Deambulo por el pueblo y descubro un bar llamado 'El último de la fila'. A veces se enciende. Está cerrado. A veces se apaga. Desde las persianas bajadas de los comercios, los vecinos me miran. ¿Y qué ven? Ven esto: 750 kilómetros, chándal con lamparones, bolsa de plástico (mi kit de supervivencia: un tubo de Filipinos, dos mandarinas y la novela 'Skippy muere', de 800 páginas). Me siento en un banco. Recibo un wasap de un colega. Le contesto con un poema que invento al vuelo: “Oh, Castilla / Aquí haces un vídeo / y parece una puta foto / Nada se mueve / Tú tampoco te mueves / porque no puedes poner gasolina / Dame más gasolina”. Entonces quiero gritarle al cielo mi derrota y ahí encuentro la respuesta divina. Una cruz. Luminosa. ¿Debería hacerme monje? La luz ha vuelto al letrero de la farmacia de Toro, aunque cuando corro a la gasolinera me dicen que aún no bombean. Da igual: localizo ese bar-pensión, Pirata Street Food, que gracias a la electricidad recobrada no ha cerrado a las ocho. Pido la hamburguesa pirata y la habitación 201. Me duermo con Pedro Sánchez citando indirectamente a Sócrates en la tele: olo sabe que no sabe nada.

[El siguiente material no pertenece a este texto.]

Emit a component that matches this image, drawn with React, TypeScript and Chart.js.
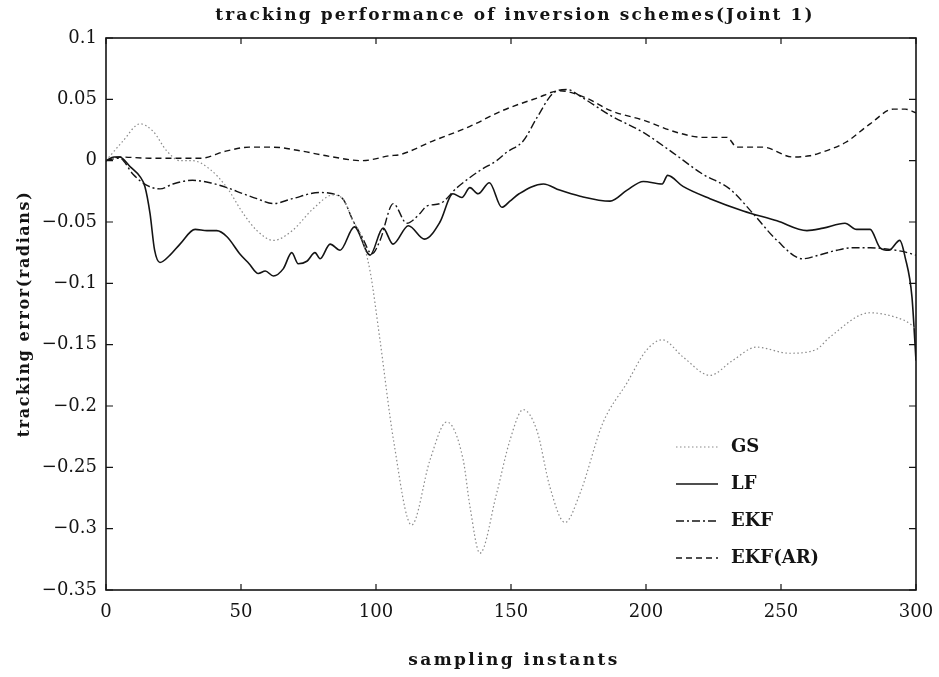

Al día siguiente, todos saben todo: en el bar, tres lugareños despotrican contra las renovables. “Han tenido la culpa las placas solares”, dice uno. “¿Sabes que los molinos eólicos son la mayor causa de mortalidad entre los murciélagos?”, aporta otro. “No. Sóolo sé que no sé nada”, digo yo. Pago el café y me dirijo al coche. Pongo primero gasolina y luego una canción: “A veces se enciende, a veces se apaga”.